┌─ TASK INPUTS
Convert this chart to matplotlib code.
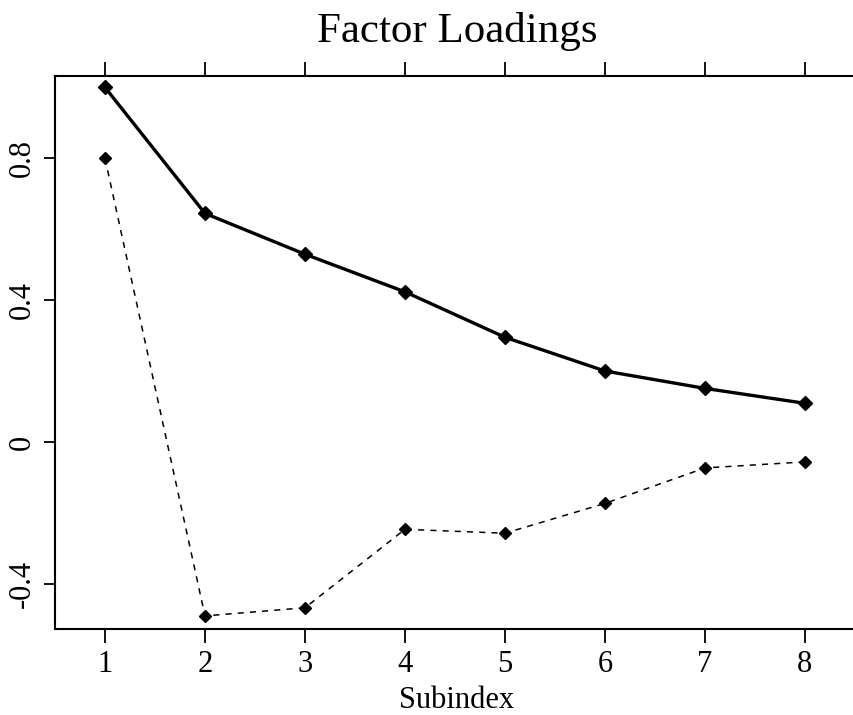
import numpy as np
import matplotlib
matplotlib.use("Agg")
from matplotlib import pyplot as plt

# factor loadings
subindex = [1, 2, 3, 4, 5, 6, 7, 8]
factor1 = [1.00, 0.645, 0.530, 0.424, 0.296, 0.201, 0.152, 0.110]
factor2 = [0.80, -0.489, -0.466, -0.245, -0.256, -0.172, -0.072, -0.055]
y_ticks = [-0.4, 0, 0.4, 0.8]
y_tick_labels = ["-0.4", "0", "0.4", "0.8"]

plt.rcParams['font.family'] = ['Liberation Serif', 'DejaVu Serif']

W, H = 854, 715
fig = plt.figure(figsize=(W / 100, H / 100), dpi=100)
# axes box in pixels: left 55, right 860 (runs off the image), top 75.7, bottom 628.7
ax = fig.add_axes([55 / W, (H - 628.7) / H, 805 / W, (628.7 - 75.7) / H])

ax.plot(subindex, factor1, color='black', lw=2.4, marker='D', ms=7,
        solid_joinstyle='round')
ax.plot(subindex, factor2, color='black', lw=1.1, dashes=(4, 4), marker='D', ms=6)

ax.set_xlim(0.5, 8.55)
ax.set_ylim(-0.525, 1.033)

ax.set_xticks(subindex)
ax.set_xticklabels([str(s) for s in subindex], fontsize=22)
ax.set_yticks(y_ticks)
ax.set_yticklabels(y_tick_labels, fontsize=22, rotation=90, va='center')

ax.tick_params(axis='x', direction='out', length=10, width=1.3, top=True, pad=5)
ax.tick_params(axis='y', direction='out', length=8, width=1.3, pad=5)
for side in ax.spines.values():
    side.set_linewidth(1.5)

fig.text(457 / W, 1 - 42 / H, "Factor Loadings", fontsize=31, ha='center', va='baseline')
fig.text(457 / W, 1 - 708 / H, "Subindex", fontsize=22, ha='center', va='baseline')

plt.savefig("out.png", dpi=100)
└─
┌─ TASK INPUTS
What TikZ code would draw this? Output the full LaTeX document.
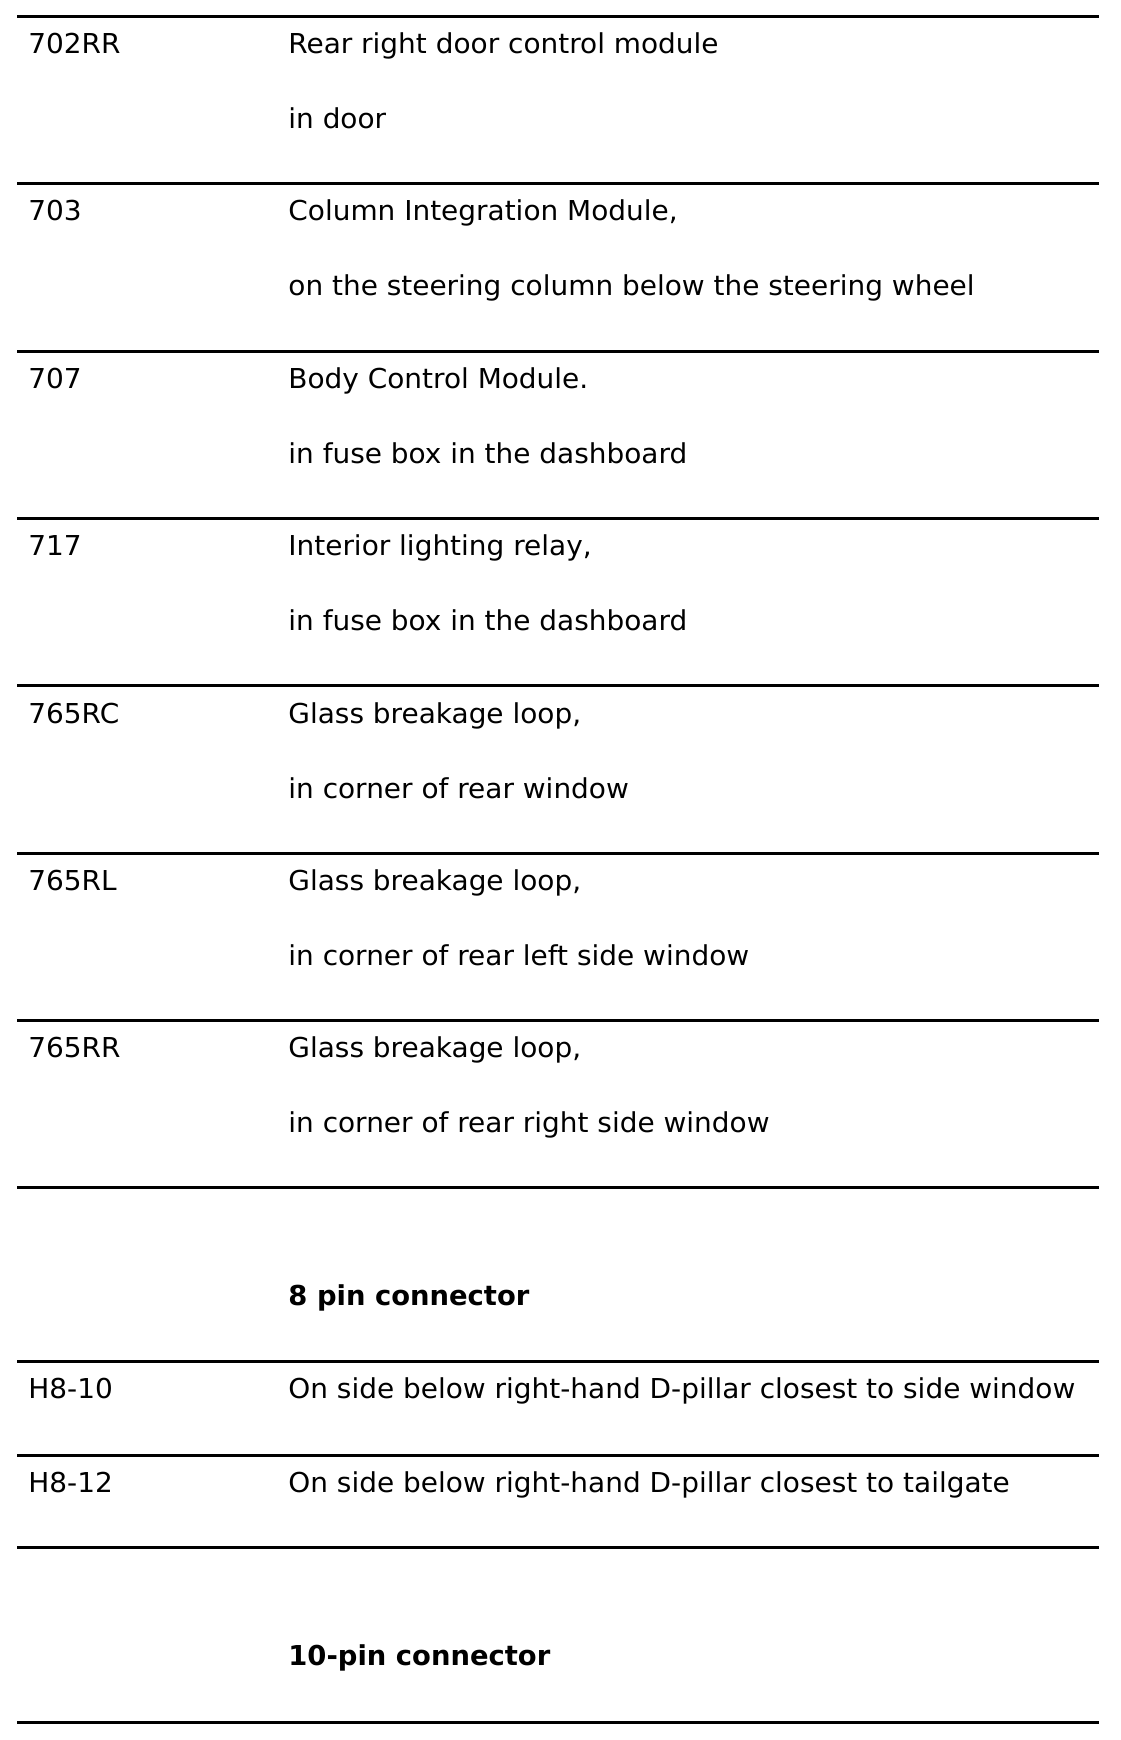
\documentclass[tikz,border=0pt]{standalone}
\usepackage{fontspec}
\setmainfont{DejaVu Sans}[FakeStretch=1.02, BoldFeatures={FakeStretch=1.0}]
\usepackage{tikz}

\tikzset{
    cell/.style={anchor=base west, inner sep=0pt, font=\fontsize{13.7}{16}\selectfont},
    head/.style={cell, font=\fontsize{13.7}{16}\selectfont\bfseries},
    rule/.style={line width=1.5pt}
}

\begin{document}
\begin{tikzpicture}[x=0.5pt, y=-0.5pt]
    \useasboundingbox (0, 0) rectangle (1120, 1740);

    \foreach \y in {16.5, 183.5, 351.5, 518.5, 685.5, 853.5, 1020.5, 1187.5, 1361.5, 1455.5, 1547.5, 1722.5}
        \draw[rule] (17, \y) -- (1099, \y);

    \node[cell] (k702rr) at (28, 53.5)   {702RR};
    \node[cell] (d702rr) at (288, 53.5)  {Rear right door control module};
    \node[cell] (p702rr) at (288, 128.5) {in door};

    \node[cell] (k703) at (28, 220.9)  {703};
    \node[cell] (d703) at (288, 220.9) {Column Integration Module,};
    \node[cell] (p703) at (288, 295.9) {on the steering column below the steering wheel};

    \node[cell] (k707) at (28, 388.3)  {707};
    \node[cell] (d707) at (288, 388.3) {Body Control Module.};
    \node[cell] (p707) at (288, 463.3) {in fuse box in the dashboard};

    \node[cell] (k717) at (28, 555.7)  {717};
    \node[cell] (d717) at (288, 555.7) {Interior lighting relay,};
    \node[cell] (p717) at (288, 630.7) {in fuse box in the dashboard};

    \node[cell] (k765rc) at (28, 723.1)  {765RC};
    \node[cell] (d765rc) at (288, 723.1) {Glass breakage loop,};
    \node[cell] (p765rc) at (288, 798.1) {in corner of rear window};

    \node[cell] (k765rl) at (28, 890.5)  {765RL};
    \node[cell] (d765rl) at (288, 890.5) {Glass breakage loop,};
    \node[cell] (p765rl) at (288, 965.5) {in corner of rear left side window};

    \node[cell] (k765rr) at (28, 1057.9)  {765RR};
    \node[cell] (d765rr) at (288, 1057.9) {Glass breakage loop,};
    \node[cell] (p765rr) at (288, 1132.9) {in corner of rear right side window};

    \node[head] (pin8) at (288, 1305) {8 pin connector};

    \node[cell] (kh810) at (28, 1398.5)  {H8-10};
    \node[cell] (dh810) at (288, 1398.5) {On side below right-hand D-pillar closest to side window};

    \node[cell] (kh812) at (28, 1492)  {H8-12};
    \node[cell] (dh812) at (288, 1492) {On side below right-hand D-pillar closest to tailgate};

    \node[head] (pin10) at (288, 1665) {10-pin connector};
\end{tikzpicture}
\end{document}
└─
» PROBLEM TO WORK ON
In the listing above, find the lines holding the word "code" and copy them.

» RESPONSE TO THIS TASK
Convert this chart to matplotlib code.
What TikZ code would draw this? Output the full LaTeX document.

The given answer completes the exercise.